The Sochi Winter Olympics is Vladimir Putin's personal project through which he wants to strengthen his position, not only as the leader of Russia, but also of the world.
As an analytical article published by Reuters on 10 October notes, "Russian President Vladimir Putin has staked his personal and political prestige on February's Winter Olympics in the city of Sochi." However, the article continues, there is a high likelihood that he will fail because of numerous problems related to unprepared infrastructure, the poor quality of work performed and security issues.
"The blow to Putin's pride and political standing would be immense if the Games fail because he has invested so much personally in what some see as the folly of turning a palm-lined summer beach resort into a 21st-century winter sports hub," notes Reuters.
In October 2011, a presentation of a piece of research entitled "The Sochi Olympics: The Authorities' Failed Façade of New Russian Statehood," was held at George Washington University. The authors of the research, Professor Robert Orttung and Sufian Zhemukhov, a commentator on Ekho Moskvy radio station, asserted that with the Sochi Olympics Russia pursues the goals of showing Russia's revival, emphasizing its victory in the Cold War, and securing a dignified place in the world. However, the authors of the research believed that this attempt cannot prove to be successful.
An American analyst and expert on Russia and Eurasia, Paul Goble, said in May 2013 that "the Olympiad which Vladimir Putin planned as the symbol and greatest achievement of his presidency is more likely to become his greatest failure."
According to Goble, this does not mean that a catastrophe will happen during the Games. As he explains, an international event of such a scale draws the world's attention not only towards those issues that Russia wants to show off, but also to the issues that it wants to conceal.
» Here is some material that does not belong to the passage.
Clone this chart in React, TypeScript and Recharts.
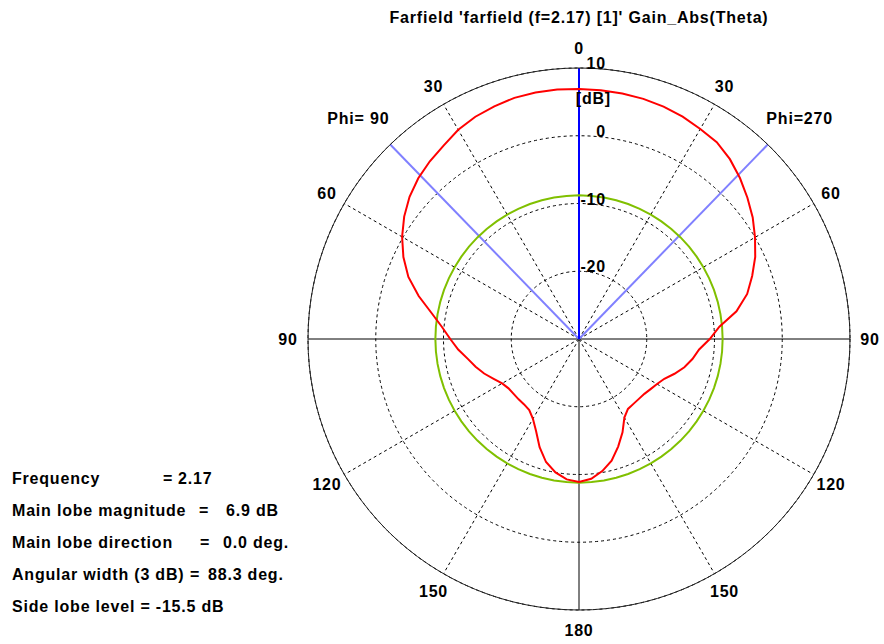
import React from 'react'
import { RadarChart, Radar, PolarGrid, PolarAngleAxis, PolarRadiusAxis } from 'recharts'

// theta step of the sampled farfield cut (deg)
const thetaStep = 5
// Gain_Abs [dB], theta = 0..180, Phi=270 half (right side of the plot)
const gainPhi270 = [
  6.9, 6.85, 6.8, 6.7, 6.5, 6.2, 5.8, 5.45, 4.65, 3.6, 2.45, 1.3, 0.0, -1.3, -2.8, -4.3, -6.4, -9.2,
  -10.7, -12.2, -13.0, -13.9, -15.0, -16.1, -16.7, -17.1, -17.4, -17.5, -17.5, -17.4, -16.6, -14.8,
  -13.1, -11.4, -10.2, -9.3, -8.9,
]
// Gain_Abs [dB], theta = 0..180, Phi=90 half (left side of the plot)
const gainPhi90 = [
  6.9, 6.95, 6.95, 6.85, 6.55, 6.2, 5.65, 4.85, 4.25, 3.55, 2.65, 1.5, 0.15, -1.4, -3.2, -5.5, -7.9, -9.7,
  -11.0, -12.1, -13.3, -14.2, -15.1, -16.1, -16.9, -17.3, -17.4, -17.4, -17.4, -17.2, -16.4, -15.0,
  -13.0, -11.2, -10.0, -9.2, -8.9,
]
const sideLobeCircle = -8.8 // green reference circle
const mainLobeDirection = 0.0
const angularWidth = 88.3
const radiusDomain = [-30, 10]
const thetaLabelStep = 30

const title = "Farfield 'farfield (f=2.17) [1]' Gain_Abs(Theta)"
const infoLabels = ['Frequency', 'Main lobe magnitude', 'Main lobe direction', 'Angular width (3 dB)', 'Side lobe level = -15.5 dB']
const infoValues = ['2.17', '6.9 dB', '0.0 deg.', '88.3 deg.', '']

const CX = 579
const CY = 339
const R = 271

const data = Array.from({ length: 360 / thetaStep }, (_, i) => {
  const p = i * thetaStep
  const gain = p <= 180 ? gainPhi270[p / thetaStep] : gainPhi90[(360 - p) / thetaStep]
  return { p, gain, ref: sideLobeCircle }
})

const font = '"Liberation Sans", Arial, sans-serif'
const ls = 0.8

const AngleTick = (props: any) => {
  const { payload } = props
  const p = payload.value
  const theta = p <= 180 ? p : 360 - p
  const rad = (-payload.coordinate * Math.PI) / 180
  if (p === 45 || p === 315) {
    return (
      <text x={CX + 312 * Math.cos(rad)} y={CY + 312 * Math.sin(rad)} textAnchor="middle" dominantBaseline="central"
        fontFamily={font} fontWeight="bold" fontSize={16} letterSpacing={ls} fill="#000">
        {p === 45 ? 'Phi=270' : 'Phi= 90'}
      </text>
    )
  }
  if (theta % thetaLabelStep !== 0) return <g />
  return (
    <text x={CX + 291 * Math.cos(rad)} y={CY + 291 * Math.sin(rad)} textAnchor="middle" dominantBaseline="central"
      fontFamily={font} fontWeight="bold" fontSize={16} letterSpacing={ls} fill="#000">
      {theta}
    </text>
  )
}

const RadiusTick = (props: any) => {
  const { x, y, payload } = props
  if (payload.value === radiusDomain[0]) return <g />
  return (
    <g>
      <text x={x + 27} y={y + 1} textAnchor="end" fontFamily={font} fontWeight="bold" fontSize={16}
        letterSpacing={ls} fill="#000">
        {payload.value}
      </text>
      {payload.value === radiusDomain[1] && (
        <text x={x + 32} y={y + 36} textAnchor="end" fontFamily={font} fontWeight="bold" fontSize={16}
          letterSpacing={ls} fill="#000">
          [dB]
        </text>
      )}
    </g>
  )
}

// x of the "=" sign and of the value on each info line
const eqX = [163, 199, 200, 190]
const valX = [178, 226, 223, 208]
const textStyle: React.CSSProperties = {
  position: 'absolute', fontFamily: font, fontWeight: 'bold', fontSize: 16, lineHeight: '18px',
  whiteSpace: 'pre', color: '#000', letterSpacing: ls,
}

export default function App() {
  const mainAngle = 90 - mainLobeDirection
  return (
    <div style={{ position: 'absolute', left: 0, top: 0, width: 884, height: 644, background: '#fff' }}>
      <RadarChart width={884} height={644} data={data} cx={CX} cy={CY} outerRadius={R}
        margin={{ top: 0, right: 0, bottom: 0, left: 0 }}>
        <PolarGrid gridType="circle" polarAngles={[60, 30, -30, -60, 120, 150, 210, 240]}
          stroke="#000" strokeDasharray="3 3" />
        <PolarGrid polarAngles={[0, 180, 270]} polarRadius={[]} stroke="#000" />
        <PolarAngleAxis dataKey="p" tick={AngleTick} tickLine={false} axisLineType="circle"
          axisLine={{ stroke: '#222' }} />
        <PolarRadiusAxis angle={90} domain={radiusDomain} type="number" tickCount={5}
          axisLine={false} tickLine={false} tick={RadiusTick} />
        <PolarGrid polarAngles={[mainAngle - angularWidth / 2, mainAngle + angularWidth / 2]} polarRadius={[]}
          stroke="#8080ff" strokeWidth={2} />
        <PolarGrid polarAngles={[mainAngle]} polarRadius={[]} stroke="#0000ff" strokeWidth={2} />
        <Radar dataKey="ref" stroke="#80c000" strokeWidth={2} fill="none" fillOpacity={0} dot={false}
          isAnimationActive={false} />
        <Radar dataKey="gain" stroke="#ff0000" strokeWidth={2} fill="none" fillOpacity={0} dot={false}
          isAnimationActive={false} />
      </RadarChart>
      <div style={{ ...textStyle, left: CX - 300, top: 9, width: 600, textAlign: 'center' }}>{title}</div>
      {infoLabels.map((label, i) => (
        <React.Fragment key={label}>
          <div style={{ ...textStyle, left: 12, top: 470 + i * 32 }}>{label}</div>
          {infoValues[i] !== '' && (
            <>
              <div style={{ ...textStyle, left: eqX[i], top: 470 + i * 32 }}>=</div>
              <div style={{ ...textStyle, left: valX[i], top: 470 + i * 32 }}>{infoValues[i]}</div>
            </>
          )}
        </React.Fragment>
      ))}
    </div>
  )
}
As the attention of journalists from around the world towards the situation in Sochi increases, the ugly sides of the situation will become exposed, he says, including the slavish conditions of the migrant workers, rampant corruption, the Circassian genocide, et cetera.
Paul Goble believes that at the end of the day, this strange word "Sochi" will acquire some face for those Western societies that know nothing about the Caucasus and have not heard about the Circassians either. But this face, owing to the history of the region as well as the behavior of Russian public servants and Vladimir Putin personally, will be ugly. This will be a bad sign for Putin and, perhaps, may become a spur for increasingly more Russians to mull over the legitimacy of Putin's presidency, Paul Goble notes.
The Russian Government naming a "hero" of the 2008 August war, the military pilot Nechaev, as a torchbearer in the Winter Olympics torch relay, and the wide TV coverage of this fact on federal TV channels, has also showed that with the Olympic Games in Sochi, Putin pursues not only global but local aims too, including using the Olympics to promote a Russian version of the August 2008 war both among his population and the international community, which does not share that version of events.
Vladimir Putin will use the participation of Georgians in the Sochi Olympics to prove that problems between Tbilisi and Moscow no longer exist and that Georgia has no claims against Russia. The participation of a "hero" of the 2008 August war in the torch relay, for its part, indicates that Putin wishes not only to see Georgian athletes and delegates at the Sochi Games, but also humiliated Georgians who have put up with defeat and injustice at the hands of the Kremlin. It is up to Georgia whether it decides to participate in the show staged by the Kremlin or uses the Sochi Winter Olympic Games to remind the world about Russian aggression and the occupation.